Johnson family builds community for future generations

Marilyn Mohney, daughter of Jesse Johnson and Marjorie Campbell Johnson, shares a vintage photo of her parents and fond family memories at the Seminole Historical Society’s program at the community library.

SEMINOLE — Marilyn Mohney, the daughter of Seminole founder Jesse Johnson and Marjorie Campbell Johnson, remembers the city’s incorporation well.

The maternal side of her family dates to 1863 when there weren’t many people living there. Eventually, Jesse moved to the area and met Marjorie. After they wed, they moved north in 1925 so he could attend the University of Florida. After that, they spent some time in Winter Garden, where he worked for a nursery. In 1929, the couple returned to Seminole after Marjorie’s parents offered land to each of their children.

Jesse was considered a community leader and visionary who made the city what it is today. He was a businessman who founded Seminole Nurseries as well as Sylvan Abbey Memorial Park and Sarasota Memorial Park. He was active in Seminole Methodist Church, serving on various committees and founded the Seminole chapter of the Kiwanis Club in his living room. Jesse also helped create the Seminole Mall.

The most important thing he did, though, was to lead the push to incorporate the city in 1970.

The movement started years earlier, in the early 1960s. Votes to form a city had actually failed a couple of times, because some residents in the area were worried about paying taxes, Mohney said. “Most people thought it was going to cost us so much money to be incorporated. They just didn’t want to be incorporated.”

Despite this, Jesse, his friends and fellow organizers had a vision for Seminole. So, they kept planning in secret. They held covert meetings at locations throughout the area, including Seminole Nursery and rooms at Seminole Village Motel and Mobile Home Park, which Mohney owned and operated with her husband, Gene.

“We were anxious to get it done,” she said. She was confident it would happen, eventually.

And “the time was right” on Nov. 15, 1970, when the first 800 or so residents voted to incorporate, Mohney said.

Everyone was excited about the incorporation. When it came time to name Seminole’s first mayor, Jesse was an obvious choice.
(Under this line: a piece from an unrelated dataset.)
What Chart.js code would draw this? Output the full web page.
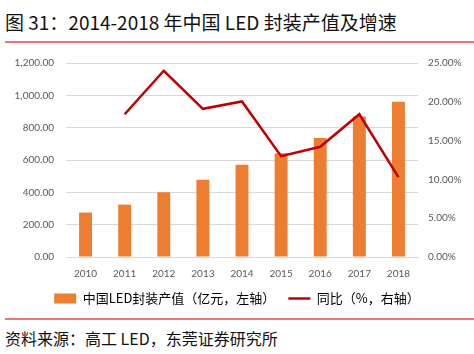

“But Daddy didn’t want to be mayor,” she said. “He was too quiet and reserved for that. He just wanted to help people.”

That’s how Jesse became known as the city’s first honorary mayor and the behind-the-scenes driving force of Seminole.

Looking back on the city’s formation 50 years later, Mohney is proud of the role her family played in the events that led to Seminole’s incorporation.

“I think about how it’s grown and how there are people that decided, well, OK, we’ll come into the city, even though at first we had a lot had opposition to it,” she said. “And I think it’s been a nice close-knit community, and still is. I’m just so glad that we did incorporate.”